Jacoby Ellsbury Sets Goals for Year, Plans to Surpass Stellar 2011 Season

Jacoby Ellsbury Sets Goals for Year, Plans to Surpass Stellar 2011 SeasonSetting goals is imperative to Jacoby Ellsbury's preseason routine. Before each spring training, the Red Sox outfielder allocates time to write down his personal objectives for the upcoming year.

Last season, Ellsbury shattered nearly every goal on the checklist, winning a Gold Glove, stealing 39 bases and gathering 32 homers and 105 RBIs. His .321 batting average also helped him earn his first All-Star nod and finish second in the American League MVP race.

He's determined to repeat the performance again in the 2012 season.
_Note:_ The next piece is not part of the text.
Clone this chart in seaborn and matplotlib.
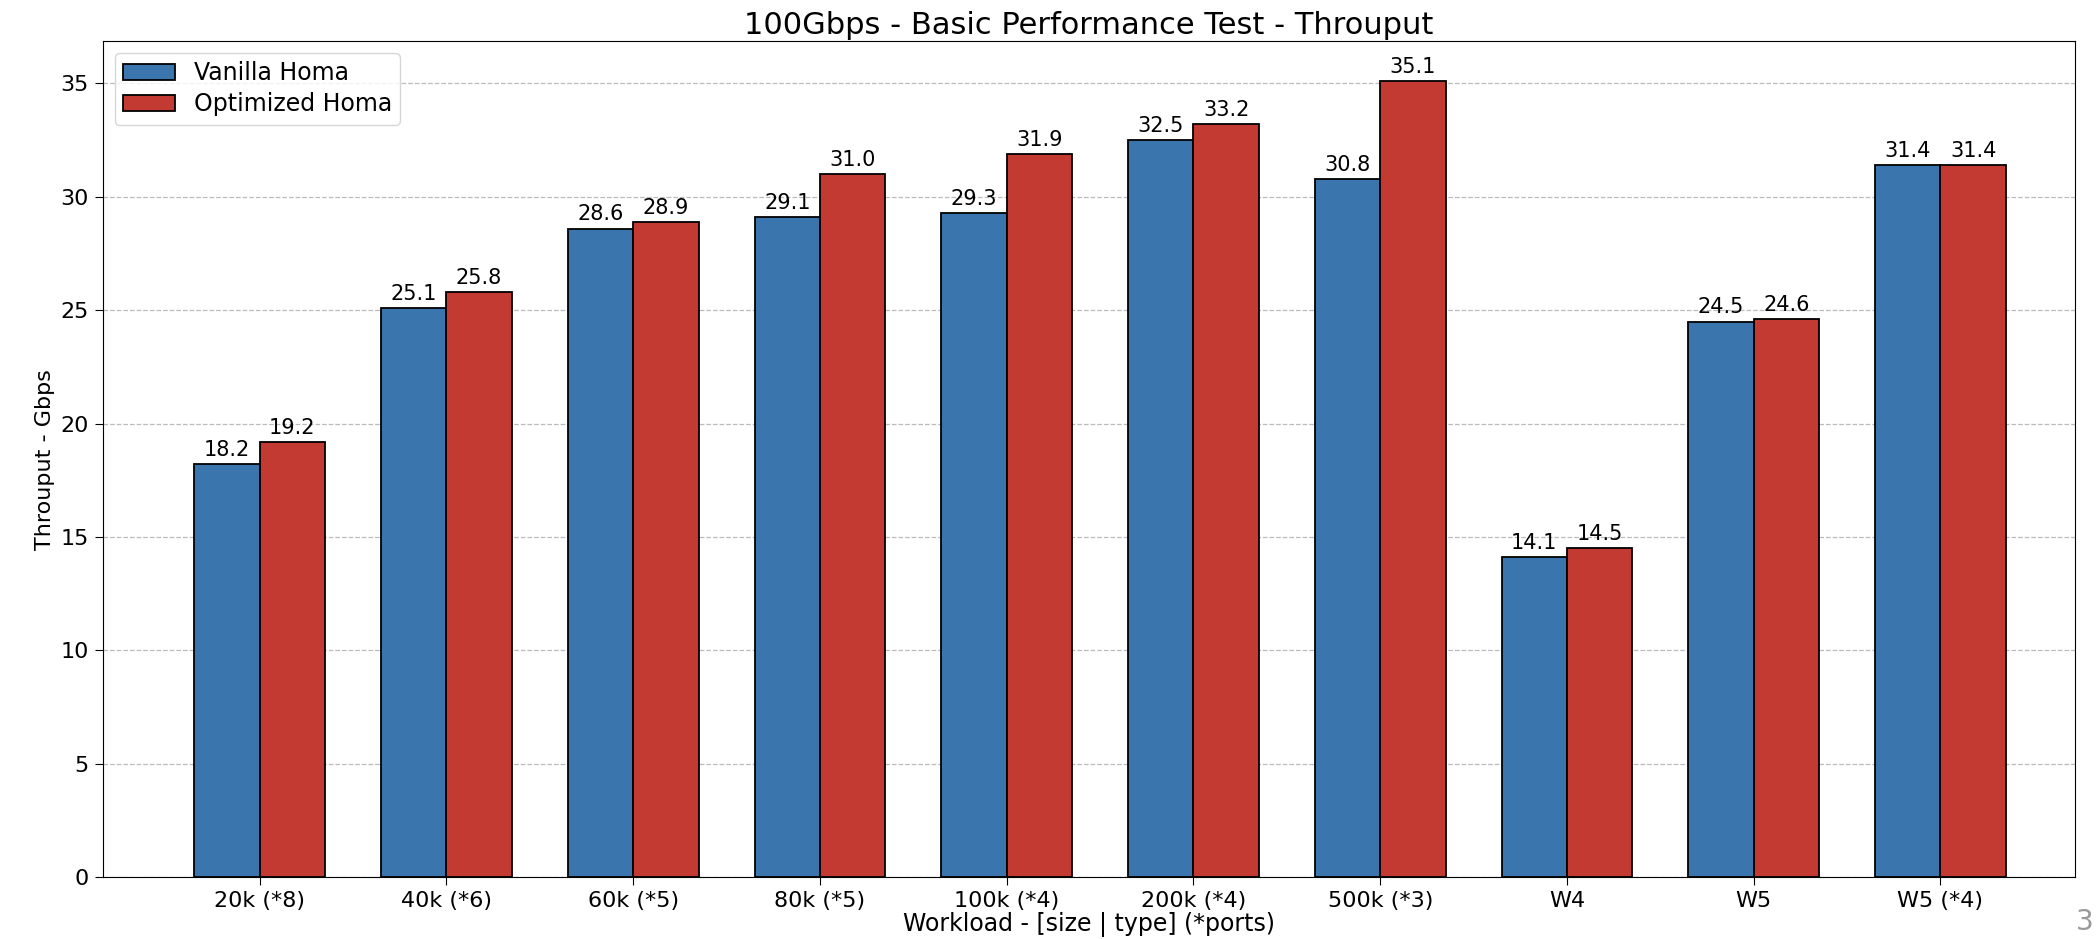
import matplotlib
matplotlib.use("Agg")
import matplotlib.pyplot as plt
import seaborn as sns
import pandas as pd
from matplotlib.patches import Patch

workloads = ["20k (*8)", "40k (*6)", "60k (*5)", "80k (*5)", "100k (*4)",
             "200k (*4)", "500k (*3)", "W4", "W5", "W5 (*4)"]
vanilla = [18.2, 25.1, 28.6, 29.1, 29.3, 32.5, 30.8, 14.1, 24.5, 31.4]
optimized = [19.2, 25.8, 28.9, 31.0, 31.9, 33.2, 35.1, 14.5, 24.6, 31.4]
series = ["Vanilla Homa", "Optimized Homa"]
colors = ["#3A75AE", "#C33A32"]

df = pd.DataFrame({
    "workload": workloads * 2,
    "value": vanilla + optimized,
    "series": [series[0]] * len(workloads) + [series[1]] * len(workloads),
})

plt.rcParams["font.family"] = ["DejaVu Sans"]
fig = plt.figure(figsize=(20.98, 9.39), dpi=100)
ax = fig.add_axes([0.049, 0.066, 0.940, 0.890])

sns.barplot(data=df, x="workload", y="value", hue="series", order=workloads,
            hue_order=series, palette=colors, width=0.7, edgecolor="black",
            linewidth=1.3, saturation=1, ax=ax, legend=False)

for cont in ax.containers:
    ax.bar_label(cont, fmt="%.1f", padding=3, fontsize=15)

ax.set_axisbelow(True)
ax.yaxis.grid(True, linestyle="--", color="#bbbbbb", linewidth=0.9)
ax.set_xlim(-0.84, 9.72)
ax.set_ylim(0, 36.86)

ax.set_title("100Gbps - Basic Performance Test - Throuput", fontsize=22, pad=5)
ax.set_xlabel("Workload - [size | type] (*ports)", fontsize=17, labelpad=1)
ax.set_ylabel("Throuput - Gbps", fontsize=16)
ax.tick_params(axis="both", labelsize=16, length=6, pad=4)

handles = [Patch(facecolor=c, edgecolor="black", linewidth=1.3) for c in colors]
ax.legend(handles, series, loc="upper left", fontsize=17, frameon=True,
          framealpha=0.8, handlelength=2.2, borderpad=0.35, labelspacing=0.3)

fig.text(0.998, 0.003, "3", fontsize=20, color="#999999", ha="right", va="bottom")

fig.savefig("out.png", dpi=100)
While he declined to divulge the specific details of his goals — Ellsbury considers them personal — the center fielder explained the process.

"I went into my workouts, how I went about it last year, and made goals for this coming season," Ellsbury said. "I think the biggest thing is to continue what I’ve been doing. Those goals, I always say at the beginning of the year, I revisit them throughout the season. They're personal goals. I'm just excited for coming into this season."

Considering Ellsbury was the runner-up to Tigers pitcher Justin Verlander in the MVP race, it's not a stretch to assume winning the award may be on the 28-year-old's upcoming list. 

"When I found out about the results, I was happy for Justin Verlander," Ellsbury said. "But at the same time, me being as competitive as I am, I wish I would've won. If you asked all those other guys, they would have said the same thing, too."

Over the offseason, Ellsbury inked a one-year, $8.05 million deal with Boston to avoid arbitration. But the rising expectations will remain on Ellsbury, as he works to prove that 2011 wasn't a fluke. 

In Grapefruit League action, the outfielder posted subpar numbers, going 16-for-58 (a .276 average) with six RBIs. 

Having witnessed Ellsbury's skills from the ESPN booth and personally in Fort Myers, Red Sox manager Bobby Valentine can appreciate Ellsbury's potential as he enters the prime of his career.

"If he's not totally unique, he's in a real small sample," Valentine said. "He's just a joy."

Through three games, the outfielder has started a little slow, hitting .154 with one RBI. But Ellsbury's MVP-caliber season keyed the Red Sox to a scorching stretch after they started the 2011 season with an 0-6 record.